A entrega do Globo de Ouro para Fernanda Torres e o sucesso do filme "Ainda estou aqui", de Walter Salles, reforçam a imagem da História, uma velhinha serelepe, lúcida, irônica, sacana, vingativa e bem-humorada. Imortal, ela não tem pressa, e sabe o que faz.
O filme, como sabemos, é baseado no livro de Marcelo Rubens Paiva, filho do ex-deputado federal sequestrado, torturado, morto e desaparecido pela ditadura em 1971. Na época, os militares divulgaram uma versão risível, a de que Rubens Paiva, depois de detido, teria sido resgatado por organizações de esquerda.
Até hoje as Forças Armadas se recusam a colaborar para esclarecer a verdade. O relatório da Comissão Especial sobre Mortos e Desaparecidos Políticos frisa que o Exército sequer concluiu o Inquérito Policial-Militar aberto em 1985 a pedido da Procuradoria-Geral Militar, órgão do Ministério Público Federal. Mas o MP insiste em processar os culpados, alega, com razão, que o crime de desaparecimento não prescreve nem pode ser coberto pela anistia de 1979, afinal, os corpos ainda não foram encontrados.

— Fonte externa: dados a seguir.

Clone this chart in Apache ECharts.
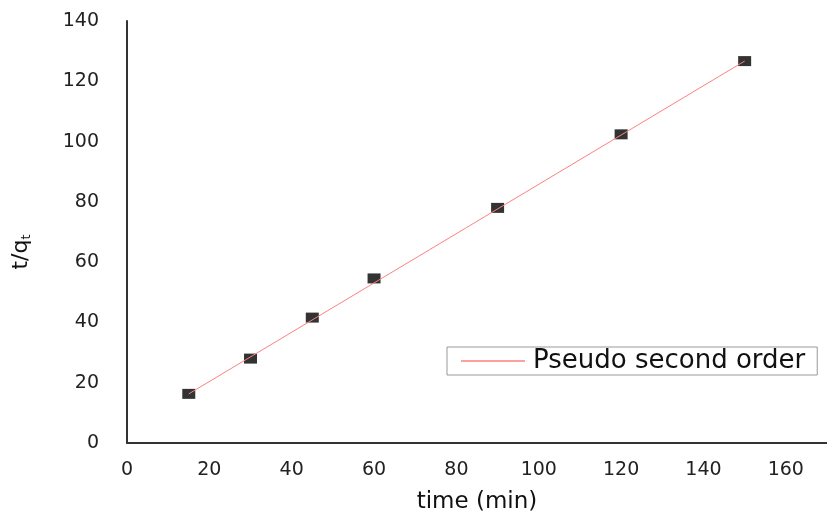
<!DOCTYPE html>
<html>
<head>
<meta charset="utf-8">
<script src="https://cdn.jsdelivr.net/npm/echarts@6/dist/echarts.min.js"></script>
<style>
  html, body { margin: 0; padding: 0; background: #fff; }
  #chart { width: 827px; height: 515px; }
</style>
</head>
<body>
<div id="chart"></div>
<script>
// measured points
var timeMin = [15, 30, 45, 60, 90, 120, 150];
var tOverQ = [16.3, 28.0, 41.6, 54.6, 78.0, 102.4, 126.7];
// fitted line ends
var fitX = [15, 150];
var fitY = [16.3, 126.7];

var pts = timeMin.map(function (x, i) { return [x, tOverQ[i]]; });
var fit = fitX.map(function (x, i) { return [x, fitY[i]]; });

var chart = echarts.init(document.getElementById('chart'));
var font = 'DejaVu Sans';

chart.setOption({
  backgroundColor: '#ffffff',
  animation: false,
  grid: { left: 127, right: 0, top: 21, bottom: 72, containLabel: false, outerBoundsMode: 'none' },
  legend: {
    data: [{ name: 'Pseudo second order', icon: 'rect' }],
    left: 447, top: 347,
    padding: [1, 12, 1, 14],
    itemWidth: 64, itemHeight: 1.5,
    borderColor: '#999', borderWidth: 1,
    textStyle: { fontFamily: font, fontSize: 26, color: '#111', padding: [0, 0, 0, 3] }
  },
  xAxis: {
    type: 'value', min: 0, max: 170, interval: 20,
    name: 'time (min)', nameLocation: 'middle', nameGap: 48,
    nameTextStyle: { fontFamily: font, fontSize: 23, color: '#111' },
    axisLine: { lineStyle: { color: '#333', width: 2 } },
    axisTick: { show: false },
    splitLine: { show: false },
    axisLabel: { showMaxLabel: false, margin: 18, fontFamily: font, fontSize: 19, color: '#222' }
  },
  yAxis: {
    type: 'value', min: 0, max: 140, interval: 20,
    name: 't/q{sub|t}', nameLocation: 'middle', nameGap: 94,
    nameTextStyle: {
      fontFamily: font, fontSize: 22, color: '#111', padding: [0, 40, 0, 0],
      rich: { sub: { fontFamily: font, fontSize: 13, color: '#111', verticalAlign: 'bottom', padding: [10, 0, 0, 0] } }
    },
    axisLine: { show: true, lineStyle: { color: '#333', width: 2 } },
    axisTick: { show: false },
    splitLine: { show: false },
    axisLabel: { margin: 28, fontFamily: font, fontSize: 19, color: '#222' }
  },
  series: [
    {
      name: 'data', type: 'scatter', data: pts,
      symbol: 'rect', symbolSize: [13, 10],
      itemStyle: { color: '#000' }, z: 2
    },
    {
      name: 'Pseudo second order', type: 'line', data: fit,
      symbol: 'none',
      lineStyle: { color: '#ff8080', width: 1 },
      itemStyle: { color: '#ff8080' }, z: 3
    }
  ]
});
</script>
</body>
</html>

A resistência dos militares justifica o pé-atrás de boa parte da sociedade brasileira em relação às Forças Armadas. Como acreditar na palavra e na capacidade de instituições que sequer têm coragem de enfrentar a verdade, vista como uma espécie de inimigo, talvez o maior deles?
Na última década, a extrema direita, associada a outros setores conservadores, procurou reescrever uma história já nascida torta. Tratou de enaltecer a ditadura e seus agentes. Numa ofensa às próprias Forças Armadas e àqueles que a ela se dedicam de maneira profissional, passaram a citar como heróis homens como o coronel Carlos Alberto Brilhante Ustra, torturador reconhecido pela Justiça.
Como considerar herói um homem que comandava estupradores, que espancava e aplicava choques elétricos em partes íntimas de corpos de seres humanos presos, nus, incapazes de se defender? Um oficial que teve seu nome exaltado no plenário da Câmara pelo então deputado Jair Bolsonaro, que ao votar pelo impeachment de Dilma Rousseff, dedicou seu gesto a Ustra, então chamado de "pavor" da então presidente. Como achar cojaroso e digno de ser homenageado alguém que fez o que ele fez? Que Exército é esse incapaz de reconhecer os atos abjetos cometidos por Ustra e por tantos outros militares?
Mas a História, sempre ela, trata de promover seus ajustes de contas. "Ainda estou aqui" é parte deste processo. O ao mesmo tempo incisivo e delicado filme de Salles obriga muita gente ver o que não queria encarar: ditaduras prendem e arrebentam, ninguém está livre delas, nem mesmo uma família branca, de classe média alta, moradora da Zona Sul do Rio, sem qualquer envolvimento com a tentativa de derrubada violenta do regime.
O mais que merecido prêmio para Fernanda torna o filme ainda mais popular, reforça que, como disse Ulysses Guimarães, "a sociedade foi Rubens Paiva, não os facínoras que o mataram". Eunice, a principal personagem do longa, será cada vez mais exaltada, seus filhos e netos renovarão o amor e o orgulho que sentem por ela.
Isto, diferentemente do que ocorre com os torturadores que ainda vivem e de seus descendentes, obrigados a arrastar sobrenomes que remetem à covardia e ao horror.
Bolsonaro, que, em 2014, segundo um neto de Rubens Paiva, cuspiu no busto do ex-deputado inaugurado na Câmara, agora vê o tamanho daquele que ofendeu. Ainda é obrigado a conviver com o pavor de ser condenado e preso pela Justiça.
A Dona História sabe muito bem costurar casos assim. Ela certamente ficou muito feliz com o Globo de Ouro. Viu toda a cerimônia e só não foi dormir satisfeita porque fica sempre com os olhos abertos.